Some days it feels as though the old man is less mature than our eighteen-year old, Kurt.
I’m generalizing obviously, but it is a known fact that men veer dangerously close to the territory of ‘Grumpy Old Man’ in middle age. For some reason, they appear to be at their happiest when allowed to isolate themselves – preferably with nothing more to do in life than watch Fox Sports, complain about nothing and embrace the end of life in all its misery.
And while women feel destitute without the company of close friends to talk to, men celebrate the fact that they don’t have any friends, refuse to improve themselves, (or in fact do anything very much with the rest of their lives), and given the choice would migrate hermit-style to a gated community with golf course, unable to be reached except in dire emergency.
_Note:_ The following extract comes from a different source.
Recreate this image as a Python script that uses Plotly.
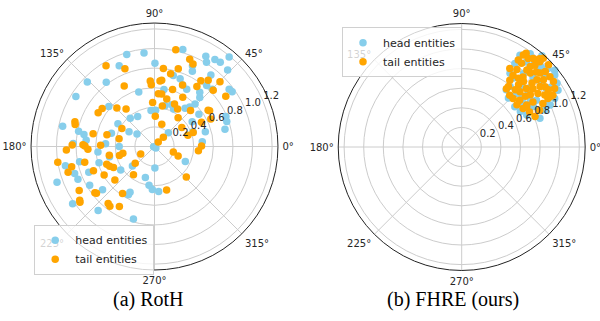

Generalizing again, but women seem more positive about the opportunities that middle age affords them and are more drawn to celebrating whatever time they have left. They may make the bold move from suburbia to the city that they always dreamed about, take up new hobbies denied them in the past, explore new cultures, travel and build new friendships.
They have even been known to separate from those grumpy old men that have pulled them down for years.
It feels like every decision is an obstacle with the old man these days. I dread the times I have to surprise him with plans he hasn’t had months to prepare for, I am forced to hide healthy foods he doesn’t like in other foods, I have to hoodwink him into events I know he would never agree to do if he knew the truth.
Like a teenager, he has an unshakeable opinion about everything and rebels against authority, or indeed any boundaries imposed on him by myself if they mean that he can’t do (or not do) what the fuck he wants, due to his responsibilities of being one half of a partnership, a father and supposedly, a fucking adult.
He now resents my input into his wardrobe, what he eats and even my opinion on whether he needs a jumper when he leaves the house – something he used to depend on me for. He accuses me of disempowering him, yet it still takes him twice as long as me to get out of the house and invariably he will forget something.
He stamps his feet, swears at me and sulks when we lock heads and I go through the conciliatory motions like I have done with our own teenagers over the last few years until he is calm enough to rationalise that it’s just not worth it.
Is your partner turning into a grumpy old man?